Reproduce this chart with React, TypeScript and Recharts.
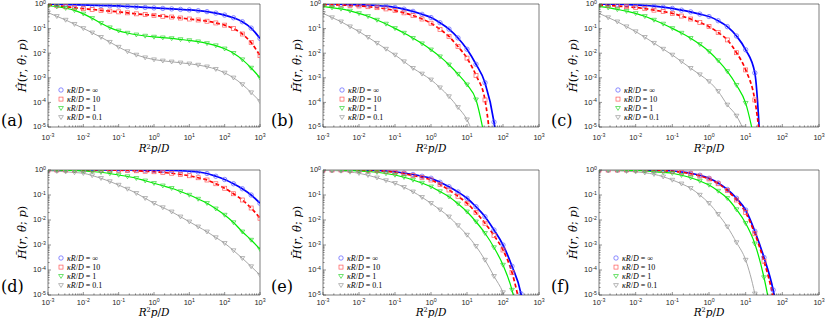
import { LineChart, Line, XAxis, YAxis, ReferenceArea } from 'recharts';

// log10(R^2 p / D) at which every curve is sampled
const LOG_X = [-3, -2.75, -2.5, -2.25, -2, -1.75, -1.5, -1.25, -1, -0.75, -0.5, -0.25, 0, 0.25, 0.5, 0.75, 1, 1.25, 1.5, 1.75, 2, 2.25, 2.5, 2.75, 3];
const X_MAJOR = [-3, -2, -1, 0, 1, 2, 3];
const Y_MAJOR = [-5, -4, -3, -2, -1, 0];
const LEGEND_LABELS = ['∞', '10', '1', '0.1'];

// log10 of H, one array per kappa R/D; null once the curve has left the plot
const aInf = [0, -0.01, -0.02, -0.03, -0.04, -0.05, -0.06, -0.07, -0.08, -0.10, -0.12, -0.14, -0.16, -0.18, -0.20, -0.22, -0.24, -0.27, -0.31, -0.37, -0.45, -0.56, -0.72, -0.98, -1.40];
const a10 = [-0.03, -0.07, -0.11, -0.15, -0.19, -0.22, -0.26, -0.29, -0.32, -0.36, -0.40, -0.43, -0.46, -0.50, -0.53, -0.57, -0.61, -0.65, -0.70, -0.77, -0.86, -1.00, -1.22, -1.57, -2.10];
const a1 = [-0.07, -0.11, -0.17, -0.26, -0.40, -0.58, -0.78, -0.96, -1.09, -1.18, -1.25, -1.30, -1.34, -1.37, -1.40, -1.44, -1.48, -1.53, -1.60, -1.69, -1.82, -2.00, -2.26, -2.60, -3.00];
const a01 = [-0.35, -0.50, -0.65, -0.82, -0.99, -1.17, -1.35, -1.55, -1.75, -1.93, -2.07, -2.18, -2.26, -2.31, -2.35, -2.39, -2.43, -2.48, -2.55, -2.65, -2.80, -3.00, -3.27, -3.60, -3.96];

const bInf = [0, 0, -0.01, -0.02, -0.03, -0.04, -0.06, -0.09, -0.14, -0.21, -0.30, -0.42, -0.55, -0.76, -1.02, -1.38, -1.84, -2.45, -3.20, -4.80, -8, null, null, null, null];
const b10 = [-0.02, -0.03, -0.04, -0.06, -0.08, -0.11, -0.15, -0.20, -0.27, -0.36, -0.47, -0.61, -0.78, -1.03, -1.32, -1.73, -2.20, -2.90, -3.90, -7, null, null, null, null, null];
const b1 = [-0.10, -0.15, -0.20, -0.28, -0.38, -0.50, -0.65, -0.81, -0.99, -1.18, -1.39, -1.61, -1.86, -2.14, -2.47, -2.85, -3.28, -3.89, -5.5, null, null, null, null, null, null];
const b01 = [-0.38, -0.55, -0.72, -0.92, -1.12, -1.35, -1.59, -1.83, -2.07, -2.34, -2.61, -2.84, -3.08, -3.40, -3.76, -4.20, -4.70, -5.6, null, null, null, null, null, null, null];

const cInf = [0, -0.01, -0.01, -0.02, -0.04, -0.06, -0.09, -0.13, -0.18, -0.25, -0.32, -0.41, -0.51, -0.68, -0.92, -1.30, -1.86, -2.80, -9, null, null, null, null, null, null];
const c10 = [-0.04, -0.06, -0.08, -0.11, -0.14, -0.19, -0.25, -0.31, -0.38, -0.49, -0.61, -0.75, -0.92, -1.16, -1.46, -1.98, -2.68, -3.90, -7, null, null, null, null, null, null];
const c1 = [-0.10, -0.15, -0.22, -0.29, -0.38, -0.50, -0.65, -0.81, -0.99, -1.18, -1.39, -1.64, -1.93, -2.30, -2.74, -3.30, -4.03, -5.6, null, null, null, null, null, null, null];
const c01 = [-0.38, -0.55, -0.72, -0.92, -1.12, -1.35, -1.59, -1.83, -2.07, -2.34, -2.61, -2.87, -3.15, -3.55, -4.10, -4.55, -5.30, null, null, null, null, null, null, null, null];

const dInf = [0, 0, 0, 0, 0, 0, 0, 0, 0, 0, 0, -0.01, -0.01, -0.02, -0.02, -0.03, -0.05, -0.08, -0.14, -0.25, -0.38, -0.55, -0.75, -1.00, -1.33];
const d10 = [0, 0, 0, 0, 0, 0, 0, -0.01, -0.01, -0.02, -0.03, -0.05, -0.07, -0.10, -0.13, -0.18, -0.23, -0.31, -0.40, -0.55, -0.73, -0.95, -1.20, -1.52, -1.93];
const d1 = [0, 0, -0.01, -0.02, -0.04, -0.06, -0.09, -0.14, -0.20, -0.26, -0.33, -0.43, -0.53, -0.63, -0.73, -0.86, -1.00, -1.16, -1.33, -1.55, -1.80, -2.10, -2.47, -2.80, -3.17];
const d01 = [-0.03, -0.05, -0.07, -0.10, -0.13, -0.22, -0.33, -0.46, -0.60, -0.76, -0.93, -1.13, -1.33, -1.50, -1.67, -1.87, -2.07, -2.27, -2.47, -2.70, -2.93, -3.22, -3.53, -3.86, -4.20];

const eInf = [0, 0, 0, 0, -0.01, -0.01, -0.02, -0.04, -0.07, -0.12, -0.18, -0.25, -0.33, -0.49, -0.67, -0.88, -1.13, -1.47, -1.87, -2.40, -3.00, -3.85, -4.95, -7.5, null];
const e10 = [0, 0, 0, -0.01, -0.01, -0.02, -0.03, -0.05, -0.09, -0.15, -0.22, -0.30, -0.40, -0.58, -0.80, -1.05, -1.33, -1.70, -2.13, -2.62, -3.20, -4.10, -5.6, null, null];
const e1 = [0, -0.01, -0.01, -0.02, -0.04, -0.06, -0.09, -0.14, -0.20, -0.29, -0.40, -0.52, -0.67, -0.86, -1.07, -1.35, -1.67, -2.07, -2.53, -3.10, -3.80, -4.80, -6.5, null, null];
const e01 = [-0.01, -0.02, -0.04, -0.08, -0.13, -0.21, -0.31, -0.42, -0.53, -0.69, -0.87, -1.09, -1.33, -1.59, -1.87, -2.22, -2.60, -3.05, -3.60, -4.25, -4.90, -6, null, null, null];

const fInf = [0, 0, 0, 0, 0, 0, -0.01, -0.02, -0.04, -0.08, -0.13, -0.21, -0.33, -0.52, -0.78, -1.13, -1.60, -2.45, -3.50, -4.80, -7, null, null, null, null];
const f10 = [0, 0, 0, 0, 0, 0, -0.01, -0.02, -0.05, -0.09, -0.15, -0.24, -0.36, -0.55, -0.82, -1.20, -1.70, -2.55, -3.65, -5.10, -7.5, null, null, null, null];
const f1 = [0, 0, 0, -0.01, -0.02, -0.04, -0.07, -0.10, -0.13, -0.21, -0.31, -0.44, -0.60, -0.84, -1.13, -1.58, -2.13, -2.95, -4.30, -6.2, null, null, null, null, null];
const f01 = [-0.01, -0.02, -0.03, -0.05, -0.07, -0.11, -0.17, -0.27, -0.40, -0.55, -0.73, -1.00, -1.33, -1.77, -2.27, -2.90, -3.60, -4.95, -7, null, null, null, null, null, null];

const SERIES = [
  { key: 'inf', line: '#0000ff', mark: '#5a5aff', shape: 'circle', dash: undefined, width: 1.7 },
  { key: 'k10', line: '#ff0000', mark: '#ff5a5a', shape: 'square', dash: '4 2.5', width: 1.7 },
  { key: 'k1', line: '#00ee00', mark: '#33d633', shape: 'tri', dash: undefined, width: 1.2 },
  { key: 'k01', line: '#a8a8a8', mark: '#9a9a9a', shape: 'tri', dash: undefined, width: 1 },
];

const PANELS = [
  { tag: '(a)', hat: 'Ĥ', left: 0, top: 0, w: 270, h: 162, pl: 48, pr: 260, pt: 4, pb: 127, legX: 13, data: [aInf, a10, a1, a01] },
  { tag: '(b)', hat: 'H̄', left: 270, top: 0, w: 280, h: 162, pl: 53, pr: 269, pt: 4, pb: 127, legX: 19, data: [bInf, b10, b1, b01] },
  { tag: '(c)', hat: 'Ȟ', left: 550, top: 0, w: 280, h: 162, pl: 49, pr: 269, pt: 4, pb: 127, legX: 19, data: [cInf, c10, c1, c01] },
  { tag: '(d)', hat: 'H̃', left: 0, top: 162, w: 270, h: 161, pl: 48, pr: 260, pt: 8, pb: 133, legX: 13, data: [dInf, d10, d1, d01] },
  { tag: '(e)', hat: 'H̄', left: 270, top: 162, w: 280, h: 161, pl: 53, pr: 269, pt: 8, pb: 133, legX: 18, data: [eInf, e10, e1, e01] },
  { tag: '(f)', hat: 'Ȟ', left: 550, top: 162, w: 280, h: 161, pl: 49, pr: 269, pt: 8, pb: 133, legX: 17, data: [fInf, f10, f1, f01] },
];

const AXIS = '#262626';
const SANS = '"Liberation Sans", Arial, sans-serif';
const SERIF = '"DejaVu Serif", serif';

const logTicks = (lo: number, hi: number) => {
  const out: number[] = [];
  for (let e = lo; e < hi; e++) for (let m = 1; m < 10; m++) out.push(m * 10 ** e);
  out.push(10 ** hi);
  return out;
};
const X_TICKS = logTicks(X_MAJOR[0], X_MAJOR[X_MAJOR.length - 1]);
const Y_TICKS = logTicks(Y_MAJOR[0], Y_MAJOR[Y_MAJOR.length - 1]);

const majorExp = (v: number) => {
  const l = Math.log10(v);
  return Math.abs(l - Math.round(l)) < 1e-6 ? Math.round(l) : null;
};

const Marker = ({ shape, cx, cy, color }: any) => {
  if (cx == null || cy == null || isNaN(cx) || isNaN(cy)) return null;
  const common = { fill: 'none', stroke: color, strokeWidth: 0.7, strokeDasharray: 'none' };
  if (shape === 'circle') return <circle cx={cx} cy={cy} r={2.2} {...common} />;
  if (shape === 'square') return <rect x={cx - 2} y={cy - 2} width={4} height={4} {...common} />;
  return <path d={`M${cx - 2.4},${cy - 1.7}L${cx + 2.4},${cy - 1.7}L${cx},${cy + 2.2}Z`} {...common} />;
};

const XTick = ({ x, y, payload, gap }: any) => {
  const e = majorExp(payload.value);
  return (
    <g>
      <line x1={x} x2={x} y1={y} y2={y - (e !== null ? 3 : 1.6)} stroke={AXIS} strokeWidth={0.5} />
      {e !== null && (
        <text x={x} y={y + gap} textAnchor="middle" fontSize={7.5} fontFamily={SANS} fill={AXIS}>
          10<tspan dy={-2.8} fontSize={5.2}>{e}</tspan>
        </text>
      )}
    </g>
  );
};

const YTick = ({ x, y, payload }: any) => {
  const e = majorExp(payload.value);
  return (
    <g>
      <line x1={x} x2={x + (e !== null ? 3 : 1.6)} y1={y} y2={y} stroke={AXIS} strokeWidth={0.5} />
      {e !== null && (
        <text x={x - 2} y={y + 2.4} textAnchor="end" fontSize={7.5} fontFamily={SANS} fill={AXIS}>
          10<tspan dy={-2.6} fontSize={5.2}>{e}</tspan>
        </text>
      )}
    </g>
  );
};

const Panel = ({ p }: any) => {
  const rows = LOG_X.map((lx, i) => {
    const r: any = { x: 10 ** lx };
    SERIES.forEach((s, j) => {
      const v = p.data[j][i];
      r[s.key] = v == null ? null : 10 ** v;
    });
    return r;
  });
  const gap = p.top === 0 ? 12.5 : 10;
  return (
    <div style={{ position: 'absolute', left: p.left, top: p.top }}>
      <LineChart width={p.w} height={p.h} data={rows} margin={{ top: p.pt, right: p.w - p.pr, bottom: 0, left: 0 }}>
        <XAxis dataKey="x" type="number" scale="log" domain={[1e-3, 1e3]} ticks={X_TICKS} interval={0}
          allowDataOverflow height={p.h - p.pb} axisLine={false} tickLine={false} tickSize={0} tickMargin={0}
          tick={(props: any) => <XTick {...props} gap={gap} />} />
        <YAxis type="number" scale="log" domain={[1e-5, 1]} ticks={Y_TICKS} interval={0}
          allowDataOverflow width={p.pl} axisLine={false} tickLine={false} tickSize={0} tickMargin={0}
          tick={(props: any) => <YTick {...props} />} />
        <ReferenceArea x1={1e-3} x2={1e3} y1={1e-5} y2={1} fill="none" stroke={AXIS} strokeWidth={0.6} ifOverflow="visible" />
        {SERIES.map((s) => (
          <Line key={s.key} dataKey={s.key} type="monotone" stroke={s.line} strokeWidth={s.width}
            strokeDasharray={s.dash} isAnimationActive={false} activeDot={false} connectNulls={false}
            dot={(d: any) => <Marker key={`${s.key}-${d.index}`} shape={s.shape} cx={d.cx} cy={d.cy} color={s.mark} />} />
        ))}
      </LineChart>
    </div>
  );
};

const Labels = ({ p }: any) => {
  const yMid = p.top + (p.pt + p.pb) / 2;
  const yx = p.left + p.pl - 22;
  const xMid = p.left + (p.pl + p.pr) / 2;
  const xlBase = p.top + p.pb + (p.top === 0 ? 25 : 20.5);
  const legTop = p.top + p.pb - 37;
  const mx = p.left + p.pl + p.legX;
  return (
    <g>
      <text x={p.left + 1} y={p.top + p.pb - (p.top === 0 ? 1 : 3)} fontSize={16} fontFamily={SERIF} fill="#000">{p.tag}</text>
      <text x={yx} y={yMid} transform={`rotate(-90 ${yx} ${yMid})`} textAnchor="middle" fontSize={11.5} fontFamily={SERIF} fill="#000">
        <tspan fontStyle="italic">{p.hat}</tspan>(<tspan fontStyle="italic">r</tspan>, <tspan fontStyle="italic">θ</tspan>; <tspan fontStyle="italic">p</tspan>)
      </text>
      <text x={xMid} y={xlBase} textAnchor="middle" fontSize={10.5} fontFamily={SERIF} fill="#000">
        <tspan fontStyle="italic">R</tspan><tspan dy={-3.5} fontSize={6.5}>2</tspan><tspan dy={3.5} fontStyle="italic">p</tspan>/<tspan fontStyle="italic">D</tspan>
      </text>
      {SERIES.map((s, i) => {
        const cy = legTop + i * 9.1;
        return (
          <g key={s.key}>
            <Marker shape={s.shape} cx={mx} cy={cy} color={s.mark} />
            <text x={mx + 6} y={cy + 2.6} fontSize={8} fontFamily='"Liberation Serif", serif' fill="#000">
              <tspan fontStyle="italic">κR</tspan>/<tspan fontStyle="italic">D</tspan> = {LEGEND_LABELS[i]}
            </text>
          </g>
        );
      })}
    </g>
  );
};

export default function App() {
  return (
    <div style={{ position: 'absolute', left: 0, top: 0, width: 830, height: 323, background: '#fff', overflow: 'hidden' }}>
      {PANELS.map((p) => <Panel key={p.tag} p={p} />)}
      <svg width={830} height={323} style={{ position: 'absolute', left: 0, top: 0, pointerEvents: 'none' }}>
        {PANELS.map((p) => <Labels key={p.tag} p={p} />)}
      </svg>
    </div>
  );
}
──────────
§ Aim
Return only the lines from the start of the data through the line that contains "XAxis, YAxis, ReferenceArea", please, copying them exactly and omitting all pictures.

§ Output for this exercise
Reproduce this chart with React, TypeScript and Recharts.
import { LineChart, Line, XAxis, YAxis, ReferenceArea } from 'recharts';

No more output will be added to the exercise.